* begin Provided material *
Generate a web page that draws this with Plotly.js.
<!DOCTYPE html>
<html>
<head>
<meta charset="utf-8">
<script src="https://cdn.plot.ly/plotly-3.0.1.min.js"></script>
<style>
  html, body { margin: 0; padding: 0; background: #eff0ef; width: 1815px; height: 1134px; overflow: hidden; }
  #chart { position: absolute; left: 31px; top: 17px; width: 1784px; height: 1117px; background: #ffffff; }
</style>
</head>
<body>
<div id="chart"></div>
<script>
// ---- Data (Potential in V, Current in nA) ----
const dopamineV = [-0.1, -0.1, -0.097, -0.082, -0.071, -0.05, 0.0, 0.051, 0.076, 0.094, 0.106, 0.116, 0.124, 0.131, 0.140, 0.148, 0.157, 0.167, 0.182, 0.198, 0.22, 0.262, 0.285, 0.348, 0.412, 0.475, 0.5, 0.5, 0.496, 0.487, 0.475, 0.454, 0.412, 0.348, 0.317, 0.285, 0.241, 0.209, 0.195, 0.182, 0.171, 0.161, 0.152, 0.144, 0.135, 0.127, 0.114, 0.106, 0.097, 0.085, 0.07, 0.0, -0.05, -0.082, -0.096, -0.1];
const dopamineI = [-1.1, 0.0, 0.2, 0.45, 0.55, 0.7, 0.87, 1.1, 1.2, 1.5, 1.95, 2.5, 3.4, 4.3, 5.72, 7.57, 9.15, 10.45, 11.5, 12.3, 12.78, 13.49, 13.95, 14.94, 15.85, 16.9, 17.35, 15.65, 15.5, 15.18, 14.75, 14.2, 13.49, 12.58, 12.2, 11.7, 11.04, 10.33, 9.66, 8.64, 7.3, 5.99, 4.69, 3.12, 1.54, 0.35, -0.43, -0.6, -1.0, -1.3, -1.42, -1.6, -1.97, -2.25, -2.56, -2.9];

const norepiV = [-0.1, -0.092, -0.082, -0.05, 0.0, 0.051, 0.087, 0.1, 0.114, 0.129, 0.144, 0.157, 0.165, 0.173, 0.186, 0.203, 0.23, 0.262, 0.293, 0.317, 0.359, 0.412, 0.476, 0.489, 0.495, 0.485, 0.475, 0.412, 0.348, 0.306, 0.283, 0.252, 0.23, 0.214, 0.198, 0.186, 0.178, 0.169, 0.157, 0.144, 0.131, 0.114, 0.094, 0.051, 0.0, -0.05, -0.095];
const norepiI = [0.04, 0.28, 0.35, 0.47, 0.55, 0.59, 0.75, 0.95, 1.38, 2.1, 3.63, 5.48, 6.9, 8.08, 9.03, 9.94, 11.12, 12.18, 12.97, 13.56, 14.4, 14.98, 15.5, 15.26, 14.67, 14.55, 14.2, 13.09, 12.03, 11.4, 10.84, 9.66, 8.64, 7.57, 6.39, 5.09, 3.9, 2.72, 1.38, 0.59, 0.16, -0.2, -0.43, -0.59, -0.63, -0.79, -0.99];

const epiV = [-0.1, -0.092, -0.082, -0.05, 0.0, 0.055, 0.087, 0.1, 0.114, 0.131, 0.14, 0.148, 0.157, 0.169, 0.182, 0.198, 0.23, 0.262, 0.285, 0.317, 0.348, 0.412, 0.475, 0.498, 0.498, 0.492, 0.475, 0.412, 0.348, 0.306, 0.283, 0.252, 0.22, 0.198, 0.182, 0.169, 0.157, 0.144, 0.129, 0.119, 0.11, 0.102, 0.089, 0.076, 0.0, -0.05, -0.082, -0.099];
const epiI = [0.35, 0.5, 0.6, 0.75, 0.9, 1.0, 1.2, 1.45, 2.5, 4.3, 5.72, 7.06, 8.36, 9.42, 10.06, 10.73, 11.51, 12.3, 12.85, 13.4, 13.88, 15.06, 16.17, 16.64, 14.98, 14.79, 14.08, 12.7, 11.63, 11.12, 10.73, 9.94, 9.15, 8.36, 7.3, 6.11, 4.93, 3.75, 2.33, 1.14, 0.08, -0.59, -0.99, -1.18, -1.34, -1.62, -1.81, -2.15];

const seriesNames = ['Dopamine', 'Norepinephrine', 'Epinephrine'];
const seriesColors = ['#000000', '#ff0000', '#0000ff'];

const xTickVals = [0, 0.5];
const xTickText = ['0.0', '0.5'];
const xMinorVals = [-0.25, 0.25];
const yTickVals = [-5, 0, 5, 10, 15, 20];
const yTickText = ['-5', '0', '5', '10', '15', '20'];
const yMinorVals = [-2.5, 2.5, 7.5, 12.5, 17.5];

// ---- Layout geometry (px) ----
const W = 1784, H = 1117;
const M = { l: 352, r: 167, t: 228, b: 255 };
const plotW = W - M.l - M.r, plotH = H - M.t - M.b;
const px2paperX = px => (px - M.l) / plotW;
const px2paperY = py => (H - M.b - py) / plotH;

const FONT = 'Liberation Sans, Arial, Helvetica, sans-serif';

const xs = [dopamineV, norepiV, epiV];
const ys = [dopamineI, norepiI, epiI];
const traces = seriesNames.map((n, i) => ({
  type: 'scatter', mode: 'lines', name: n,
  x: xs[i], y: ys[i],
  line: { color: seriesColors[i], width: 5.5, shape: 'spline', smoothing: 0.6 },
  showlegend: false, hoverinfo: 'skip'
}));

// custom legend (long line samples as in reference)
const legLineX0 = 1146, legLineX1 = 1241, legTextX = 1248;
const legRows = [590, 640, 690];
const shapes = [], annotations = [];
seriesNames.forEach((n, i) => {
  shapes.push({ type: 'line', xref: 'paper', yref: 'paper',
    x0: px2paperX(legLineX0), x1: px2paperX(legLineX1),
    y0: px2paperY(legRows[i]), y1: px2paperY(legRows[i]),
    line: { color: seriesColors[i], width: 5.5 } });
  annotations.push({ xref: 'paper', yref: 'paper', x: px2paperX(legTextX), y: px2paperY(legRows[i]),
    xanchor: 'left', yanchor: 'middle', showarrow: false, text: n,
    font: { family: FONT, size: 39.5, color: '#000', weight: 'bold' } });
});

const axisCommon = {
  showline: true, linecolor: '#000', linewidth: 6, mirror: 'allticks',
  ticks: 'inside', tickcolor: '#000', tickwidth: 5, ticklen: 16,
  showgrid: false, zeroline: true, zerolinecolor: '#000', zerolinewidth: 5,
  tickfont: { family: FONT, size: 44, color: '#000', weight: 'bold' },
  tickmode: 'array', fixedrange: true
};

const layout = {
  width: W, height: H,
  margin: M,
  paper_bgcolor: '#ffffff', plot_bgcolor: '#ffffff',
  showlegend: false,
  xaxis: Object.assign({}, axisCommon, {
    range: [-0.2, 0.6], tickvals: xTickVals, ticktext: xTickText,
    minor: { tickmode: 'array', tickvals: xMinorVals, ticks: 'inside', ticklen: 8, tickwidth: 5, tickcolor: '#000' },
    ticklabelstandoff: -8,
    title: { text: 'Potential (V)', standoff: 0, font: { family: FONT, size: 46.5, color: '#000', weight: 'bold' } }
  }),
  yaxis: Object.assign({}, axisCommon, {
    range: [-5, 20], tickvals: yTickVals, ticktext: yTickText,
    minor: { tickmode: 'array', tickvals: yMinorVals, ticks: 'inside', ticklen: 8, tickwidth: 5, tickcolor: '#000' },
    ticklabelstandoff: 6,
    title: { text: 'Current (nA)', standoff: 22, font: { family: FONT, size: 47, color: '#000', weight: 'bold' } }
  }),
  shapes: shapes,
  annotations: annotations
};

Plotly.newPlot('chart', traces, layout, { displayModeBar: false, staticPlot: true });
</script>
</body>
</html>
* end Provided material *
■ **Written instruction**:
Set down every line of the listing above again, exactly as given.

■ **Task output**:
Generate a web page that draws this with Plotly.js.
<!DOCTYPE html>
<html>
<head>
<meta charset="utf-8">
<script src="https://cdn.plot.ly/plotly-3.0.1.min.js"></script>
<style>
  html, body { margin: 0; padding: 0; background: #eff0ef; width: 1815px; height: 1134px; overflow: hidden; }
  #chart { position: absolute; left: 31px; top: 17px; width: 1784px; height: 1117px; background: #ffffff; }
</style>
</head>
<body>
<div id="chart"></div>
<script>
// ---- Data (Potential in V, Current in nA) ----
const dopamineV = [-0.1, -0.1, -0.097, -0.082, -0.071, -0.05, 0.0, 0.051, 0.076, 0.094, 0.106, 0.116, 0.124, 0.131, 0.140, 0.148, 0.157, 0.167, 0.182, 0.198, 0.22, 0.262, 0.285, 0.348, 0.412, 0.475, 0.5, 0.5, 0.496, 0.487, 0.475, 0.454, 0.412, 0.348, 0.317, 0.285, 0.241, 0.209, 0.195, 0.182, 0.171, 0.161, 0.152, 0.144, 0.135, 0.127, 0.114, 0.106, 0.097, 0.085, 0.07, 0.0, -0.05, -0.082, -0.096, -0.1];
const dopamineI = [-1.1, 0.0, 0.2, 0.45, 0.55, 0.7, 0.87, 1.1, 1.2, 1.5, 1.95, 2.5, 3.4, 4.3, 5.72, 7.57, 9.15, 10.45, 11.5, 12.3, 12.78, 13.49, 13.95, 14.94, 15.85, 16.9, 17.35, 15.65, 15.5, 15.18, 14.75, 14.2, 13.49, 12.58, 12.2, 11.7, 11.04, 10.33, 9.66, 8.64, 7.3, 5.99, 4.69, 3.12, 1.54, 0.35, -0.43, -0.6, -1.0, -1.3, -1.42, -1.6, -1.97, -2.25, -2.56, -2.9];

const norepiV = [-0.1, -0.092, -0.082, -0.05, 0.0, 0.051, 0.087, 0.1, 0.114, 0.129, 0.144, 0.157, 0.165, 0.173, 0.186, 0.203, 0.23, 0.262, 0.293, 0.317, 0.359, 0.412, 0.476, 0.489, 0.495, 0.485, 0.475, 0.412, 0.348, 0.306, 0.283, 0.252, 0.23, 0.214, 0.198, 0.186, 0.178, 0.169, 0.157, 0.144, 0.131, 0.114, 0.094, 0.051, 0.0, -0.05, -0.095];
const norepiI = [0.04, 0.28, 0.35, 0.47, 0.55, 0.59, 0.75, 0.95, 1.38, 2.1, 3.63, 5.48, 6.9, 8.08, 9.03, 9.94, 11.12, 12.18, 12.97, 13.56, 14.4, 14.98, 15.5, 15.26, 14.67, 14.55, 14.2, 13.09, 12.03, 11.4, 10.84, 9.66, 8.64, 7.57, 6.39, 5.09, 3.9, 2.72, 1.38, 0.59, 0.16, -0.2, -0.43, -0.59, -0.63, -0.79, -0.99];

const epiV = [-0.1, -0.092, -0.082, -0.05, 0.0, 0.055, 0.087, 0.1, 0.114, 0.131, 0.14, 0.148, 0.157, 0.169, 0.182, 0.198, 0.23, 0.262, 0.285, 0.317, 0.348, 0.412, 0.475, 0.498, 0.498, 0.492, 0.475, 0.412, 0.348, 0.306, 0.283, 0.252, 0.22, 0.198, 0.182, 0.169, 0.157, 0.144, 0.129, 0.119, 0.11, 0.102, 0.089, 0.076, 0.0, -0.05, -0.082, -0.099];
const epiI = [0.35, 0.5, 0.6, 0.75, 0.9, 1.0, 1.2, 1.45, 2.5, 4.3, 5.72, 7.06, 8.36, 9.42, 10.06, 10.73, 11.51, 12.3, 12.85, 13.4, 13.88, 15.06, 16.17, 16.64, 14.98, 14.79, 14.08, 12.7, 11.63, 11.12, 10.73, 9.94, 9.15, 8.36, 7.3, 6.11, 4.93, 3.75, 2.33, 1.14, 0.08, -0.59, -0.99, -1.18, -1.34, -1.62, -1.81, -2.15];

const seriesNames = ['Dopamine', 'Norepinephrine', 'Epinephrine'];
const seriesColors = ['#000000', '#ff0000', '#0000ff'];

const xTickVals = [0, 0.5];
const xTickText = ['0.0', '0.5'];
const xMinorVals = [-0.25, 0.25];
const yTickVals = [-5, 0, 5, 10, 15, 20];
const yTickText = ['-5', '0', '5', '10', '15', '20'];
const yMinorVals = [-2.5, 2.5, 7.5, 12.5, 17.5];

// ---- Layout geometry (px) ----
const W = 1784, H = 1117;
const M = { l: 352, r: 167, t: 228, b: 255 };
const plotW = W - M.l - M.r, plotH = H - M.t - M.b;
const px2paperX = px => (px - M.l) / plotW;
const px2paperY = py => (H - M.b - py) / plotH;

const FONT = 'Liberation Sans, Arial, Helvetica, sans-serif';

const xs = [dopamineV, norepiV, epiV];
const ys = [dopamineI, norepiI, epiI];
const traces = seriesNames.map((n, i) => ({
  type: 'scatter', mode: 'lines', name: n,
  x: xs[i], y: ys[i],
  line: { color: seriesColors[i], width: 5.5, shape: 'spline', smoothing: 0.6 },
  showlegend: false, hoverinfo: 'skip'
}));

// custom legend (long line samples as in reference)
const legLineX0 = 1146, legLineX1 = 1241, legTextX = 1248;
const legRows = [590, 640, 690];
const shapes = [], annotations = [];
seriesNames.forEach((n, i) => {
  shapes.push({ type: 'line', xref: 'paper', yref: 'paper',
    x0: px2paperX(legLineX0), x1: px2paperX(legLineX1),
    y0: px2paperY(legRows[i]), y1: px2paperY(legRows[i]),
    line: { color: seriesColors[i], width: 5.5 } });
  annotations.push({ xref: 'paper', yref: 'paper', x: px2paperX(legTextX), y: px2paperY(legRows[i]),
    xanchor: 'left', yanchor: 'middle', showarrow: false, text: n,
    font: { family: FONT, size: 39.5, color: '#000', weight: 'bold' } });
});

const axisCommon = {
  showline: true, linecolor: '#000', linewidth: 6, mirror: 'allticks',
  ticks: 'inside', tickcolor: '#000', tickwidth: 5, ticklen: 16,
  showgrid: false, zeroline: true, zerolinecolor: '#000', zerolinewidth: 5,
  tickfont: { family: FONT, size: 44, color: '#000', weight: 'bold' },
  tickmode: 'array', fixedrange: true
};

const layout = {
  width: W, height: H,
  margin: M,
  paper_bgcolor: '#ffffff', plot_bgcolor: '#ffffff',
  showlegend: false,
  xaxis: Object.assign({}, axisCommon, {
    range: [-0.2, 0.6], tickvals: xTickVals, ticktext: xTickText,
    minor: { tickmode: 'array', tickvals: xMinorVals, ticks: 'inside', ticklen: 8, tickwidth: 5, tickcolor: '#000' },
    ticklabelstandoff: -8,
    title: { text: 'Potential (V)', standoff: 0, font: { family: FONT, size: 46.5, color: '#000', weight: 'bold' } }
  }),
  yaxis: Object.assign({}, axisCommon, {
    range: [-5, 20], tickvals: yTickVals, ticktext: yTickText,
    minor: { tickmode: 'array', tickvals: yMinorVals, ticks: 'inside', ticklen: 8, tickwidth: 5, tickcolor: '#000' },
    ticklabelstandoff: 6,
    title: { text: 'Current (nA)', standoff: 22, font: { family: FONT, size: 47, color: '#000', weight: 'bold' } }
  }),
  shapes: shapes,
  annotations: annotations
};

Plotly.newPlot('chart', traces, layout, { displayModeBar: false, staticPlot: true });
</script>
</body>
</html>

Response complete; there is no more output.